The point here is twofold.
For one, DeMar DeRozan can hardly be called "clutch" despite last night's heroics, and yet based on the "clutch" performance of his teammates, it's hard to fault Dwane Casey too much for repeatedly going to him in late-game situations. Toronto just doesn't have many great clutch options, which again goes back to my article yesterday discussing the team's lack of elite talent, something that keeps rearing its ugly head in these close losses.
And it's not just on the offensive end.
Sorting the database by defensive rating puts the Raptors' top clutch options, Anderson, DeRozan and Bargnani, in the bottom 15, with an average defensive rating of 118.1. On the other side of the coin, the top defensive ratings belong to a quartet of Indiana Pacers; Tyler Hansbrough, David West, George Hill and Paul George, which is no big surprise. Considering the Pacers have the top defensive efficiency ranking in the league, it's hardly a shock that four of their key crunch time players, also sport very good defensive marks.

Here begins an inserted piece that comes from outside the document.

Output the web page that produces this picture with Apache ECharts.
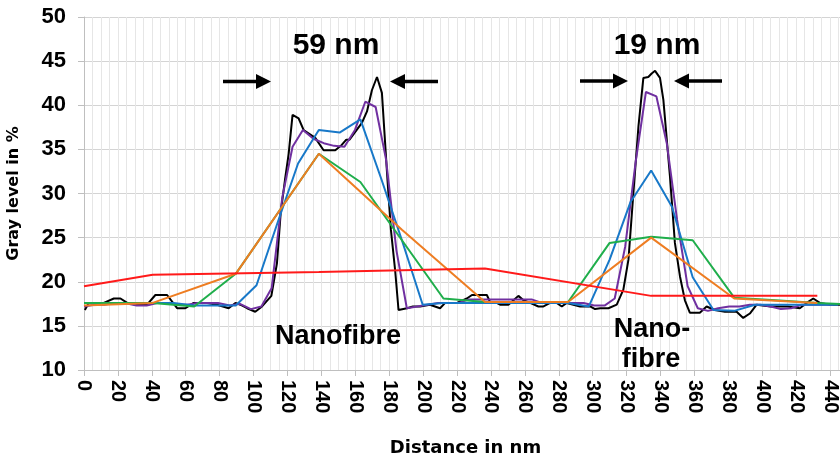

So in summary here, we've got a Toronto Raptors squad that's been rolling out crunch-time line-ups that have been pretty bad in late game situations, on both sides of the ball. This highlights the challenges facing Dwane Casey, who may be able to make some tweaks to late-game combinations, but is essentially stuck trying to make do with what he has.